Таким образом, говоря обобщенно, «стиль церковный», т. е. это вот «взирание на Небо», решительно не сковывает никакого человеческого творчества, но всякому творчеству оно придает необыкновенно прочный характер, фундамент. Все выходит массивнее, тысячелетнее. Но все-таки, может быть, и тут дан вопрос — пусть «ущемленный» вопрос — писклявым голосом.

«Все же, однако, ведь появилось Возрождение?! Почему-то оно появилось… А за ним — эпоха великих открытий, XVII век, XVIII век, революция и вот мы? Ведь какое же было для всего этого основание? Ведь не беспричинна же история?»

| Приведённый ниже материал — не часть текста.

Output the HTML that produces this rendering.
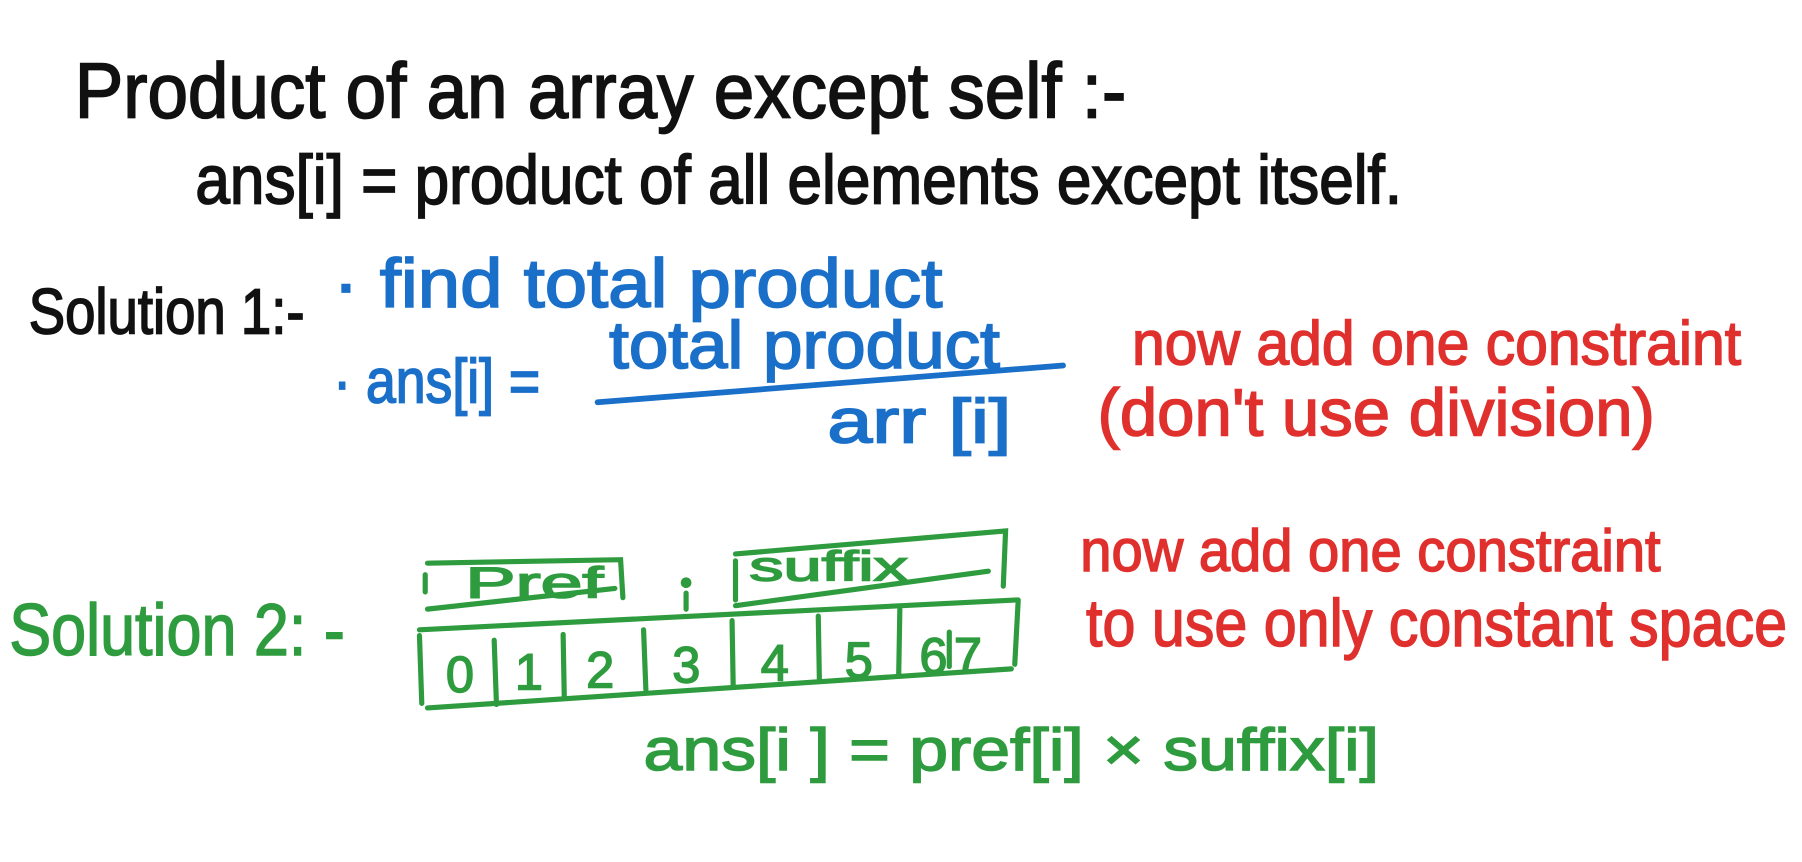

Вопрос есть — и он очень страшен. Он, по-видимому, состоит в том, что требуется им чрезвычайное расширение идеала церковного, расширение его даже за врата Моисея, Давида и Соломона… Куда же?

В Фивы, в Грецию, в языческую Грецию

и в тоже языческие Фивы? Не смеем сказать, не решаемся сказать. Не знаем. Или, наоборот: чтобы решительно все творчество, в том числе и греческое, и отеческое и, наконец, даже Моисеево — ветхозаветное, как-то перекроить по-новому — «вдвинуть» в «стиль христианской» Церкви?

Тут действительно бьется пульс истории, и не находим — «куда дышать», «как дышать». Глубочайшее дело, по-видимому, заключается в том, чтобы шире, нежели до сих пор, — шире неизмеримо — разработать весь мир категорий, восходящих к «Отчей Ипостаси» пресвятой Троицы и к «Ипостаси Святого Духа» этой же Троицы. Но сейчас у меня мелькает еще одно маленькое затруднение. По-видимому, есть «творчество», нерелигиозное по существу. Это — смех. Сатира, комедия, балаган, шутка, «мимы», Аристофан и Гоголь, Вольтер и «вольтерианцы» — все это как-то «без Бога» и «вне Бога». И кажется, нет силы небесной, которая могла бы это просветить.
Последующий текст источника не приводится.